Sherry D. Fowler. _Murōji: Rearranging Art and History at a Japanese
Buddhist Temple_. Honolulu: University of Hawai'i Press, 2005. xiv +
293 pp. Maps, figures, tables, glossary, appendix, bibliography,
index. $50.00 (cloth), ISBN 0-8248-2792-9.

Reviewed for H-Buddhism by Yui Suzuki, University of Maryland, College
Park



Based on the author's 1994 dissertation, this book is a study of the
remote mountain temple complex, Murōji, in modern day Nara
prefecture. Aside from the fact that the temple is located in a
breathtakingly beautiful mountain environment, Murōji has always been
a topic of great importance to Japanese art history due to the
temple's collection of some of the finest examples of ninth- and
tenth-century Buddhist wood sculptures, many of which have been
granted Important Cultural Property and National Treasure status.

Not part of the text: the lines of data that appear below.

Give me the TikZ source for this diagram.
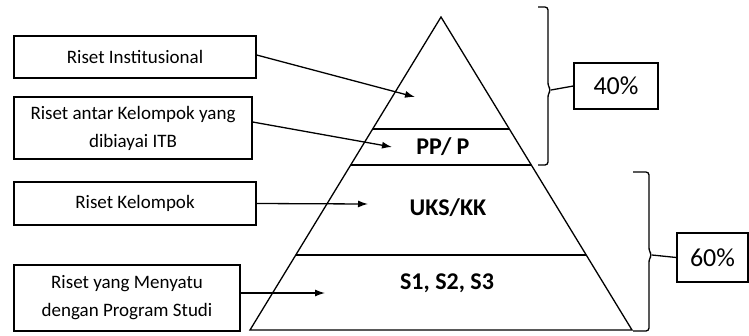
\documentclass[tikz,border=0pt]{standalone}
\usepackage{fontspec}
\setmainfont{Carlito}
\usetikzlibrary{arrows.meta,calc}
\begin{document}
\begin{tikzpicture}[x=1pt,y=-1pt,line width=1.3pt,
  lbox/.style={draw,rectangle,inner sep=0pt,align=center,font=\fontsize{19}{28}\selectfont},
  pbox/.style={draw,rectangle,inner sep=0pt,font=\fontsize{26}{30}\selectfont},
  lvl/.style={font=\fontsize{24}{28}\selectfont\bfseries},
  arr/.style={-{Latex[length=10pt,width=7pt]}},
  brace/.style={rounded corners=3pt}]
\useasboundingbox (0,0) rectangle (749,335);
\coordinate (apex) at (441,17);
\coordinate (bl) at (250,330);
\coordinate (br) at (632,330);
\draw (apex) -- (bl) -- (br) -- cycle;
\draw ($(apex)!0.358!(bl)$) -- ($(apex)!0.358!(br)$);
\draw ($(apex)!0.473!(bl)$) -- ($(apex)!0.473!(br)$);
\draw ($(apex)!0.760!(bl)$) -- ($(apex)!0.760!(br)$);
\node[lvl] (pp) at (443,147) {PP/ P};
\node[lvl] (uks) at (448,208) {UKS/KK};
\node[lvl] (s123) at (447,283) {S1, S2, S3};
\node[lbox, minimum width=242, minimum height=42] (inst) at (135,57) {Riset Institusional};
\node[lbox, minimum width=238, minimum height=62] (antar) at (133,128) {Riset antar Kelompok yang\\dibiayai ITB};
\node[lbox, minimum width=242, minimum height=43] (kel) at (135,203.5) {Riset Kelompok};
\node[lbox, minimum width=226, minimum height=66] (prodi) at (127,298) {Riset yang Menyatu\\dengan Program Studi};
\coordinate (tinst) at (415,97);
\coordinate (tantar) at (392,147);
\coordinate (tkel) at (368,204);
\coordinate (tprodi) at (325,293);
\draw[arr] (inst.east) ++(0,-2) -- (tinst);
\draw[arr] (antar.east) ++(0,-6) -- (tantar);
\draw[arr] (kel.east) -- (tkel);
\draw[arr] (prodi.east) ++(0,-5) -- (tprodi);
\node[pbox, minimum width=84, minimum height=46] (p40) at (616,86) {40\%};
\node[pbox, minimum width=71, minimum height=49] (p60) at (712.5,257.5) {60\%};
\coordinate (b40) at (551,90);
\coordinate (b60) at (652,255);
\draw[brace] (538,7) -- (548,7) -- (548,86) -- (b40) -- (548,94) -- (548,165) -- (538,165);
\draw (b40) -- (p40.west);
\draw[brace] (633,172) -- (649,172) -- (649,251) -- (b60) -- (649,259) -- (649,331) -- (633,331);
\draw (b60) -- (p60.west);
\end{tikzpicture}
\end{document}
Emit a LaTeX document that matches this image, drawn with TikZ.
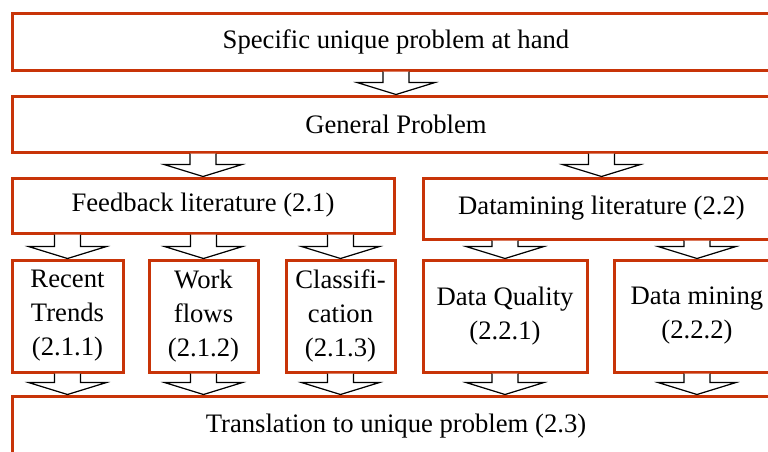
\documentclass[tikz,border=0pt]{standalone}
\usepackage{fontspec}
\setmainfont{Liberation Serif}
\definecolor{boxred}{RGB}{200,52,8}
\tikzset{
  box/.style={draw=boxred, line width=2.25pt, fill=white, inner sep=0pt,
    align=center, font=\fontsize{20}{25.5}\selectfont},
  blockarr/.style={draw=black, line width=0.9pt, fill=white, line join=miter}
}
% block arrow from the bottom of #1 to the top of #2, in the column of #3
\newcommand\flowarrow[3]{%
  \coordinate (fa-s) at (#1.south -| #3.center);
  \coordinate (fa-t) at (#2.north -| #3.center);
  \draw[blockarr] ([xshift=-9.75pt]fa-s) -- ([xshift=-9.75pt,yshift=9pt]fa-t)
    -- ([xshift=-29.25pt,yshift=9pt]fa-t) -- (fa-t)
    -- ([xshift=29.25pt,yshift=9pt]fa-t) -- ([xshift=9.75pt,yshift=9pt]fa-t)
    -- ([xshift=9.75pt]fa-s);
}
\begin{document}
\begin{tikzpicture}[x=0.75pt,y=-0.75pt]
\useasboundingbox (0,0) rectangle (768,451);
\clip (0,0) rectangle (768,451);
\fill[white] (0,0) rectangle (768,451);

\node[box, minimum width=768*0.75pt, minimum height=57*0.75pt] (top) at (396,41.5) {Specific unique problem at hand};
\node[box, minimum width=768*0.75pt, minimum height=56*0.75pt] (gen) at (396,124) {General Problem};
\node[box, minimum width=382*0.75pt, minimum height=55*0.75pt] (fb) at (203,205.5) {Feedback literature (2.1)};
\node[box, minimum width=357*0.75pt, minimum height=61*0.75pt] (dm) at (601.5,208.5) {Datamining literature (2.2)};

\node[box, minimum width=111*0.75pt, minimum height=112*0.75pt] (rt) at (67.5,316) {Recent\\Trends\\(2.1.1)};
\node[box, minimum width=109*0.75pt, minimum height=112*0.75pt] (wf) at (203.5,316) {Work\\flows\\(2.1.2)};
\node[box, minimum width=109*0.75pt, minimum height=112*0.75pt] (cl) at (340.5,316) {Classifi-\\cation\\(2.1.3)};
\node[box, minimum width=164*0.75pt, minimum height=112*0.75pt] (dq) at (505,316) {Data Quality\\(2.2.1)};
\node[box, minimum width=166*0.75pt, minimum height=112*0.75pt] (dmn) at (697,316) {Data mining\\(2.2.2)};

\node[box, minimum width=768*0.75pt, minimum height=60*0.75pt] (tr) at (396,426) {Translation to unique problem (2.3)};

\flowarrow{top}{gen}{top}
\flowarrow{gen}{fb}{fb}
\flowarrow{gen}{dm}{dm}
\flowarrow{fb}{rt}{rt}
\flowarrow{fb}{wf}{wf}
\flowarrow{fb}{cl}{cl}
\flowarrow{dm}{dq}{dq}
\flowarrow{dm}{dmn}{dmn}
\flowarrow{rt}{tr}{rt}
\flowarrow{wf}{tr}{wf}
\flowarrow{cl}{tr}{cl}
\flowarrow{dq}{tr}{dq}
\flowarrow{dmn}{tr}{dmn}
\end{tikzpicture}
\end{document}
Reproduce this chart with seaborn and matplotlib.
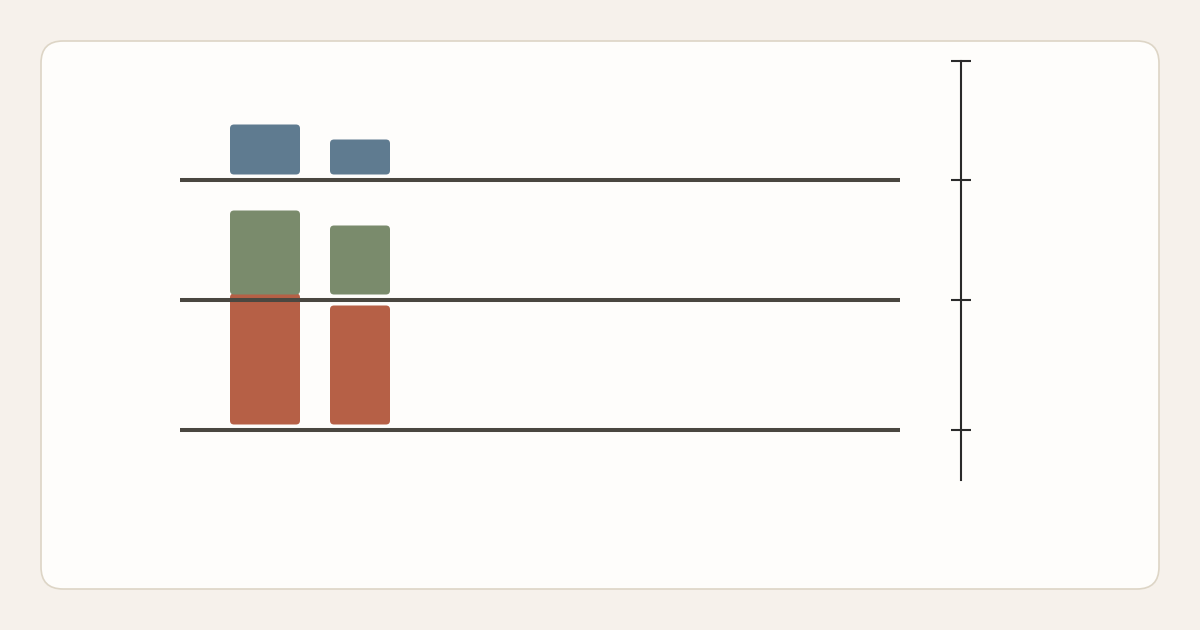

In
the book, Sherry Fowler expands her focus on the origins of the Heian
period images to encompass a multiplicity of issues pertaining to
Japanese religious, artistic and cultural practices found within the
sacred microcosm of Murōji. In each of the five chapters, the author
examines the factors, motivations and complex processes that have
contributed to the making of Murōji, arguing that it is a site marked
by accretions of variegated and often contesting meanings, which are
thoroughly analyzed in each chapter. It is particularly successful in
illustrating how a sacred site is produced, recognized and maintained.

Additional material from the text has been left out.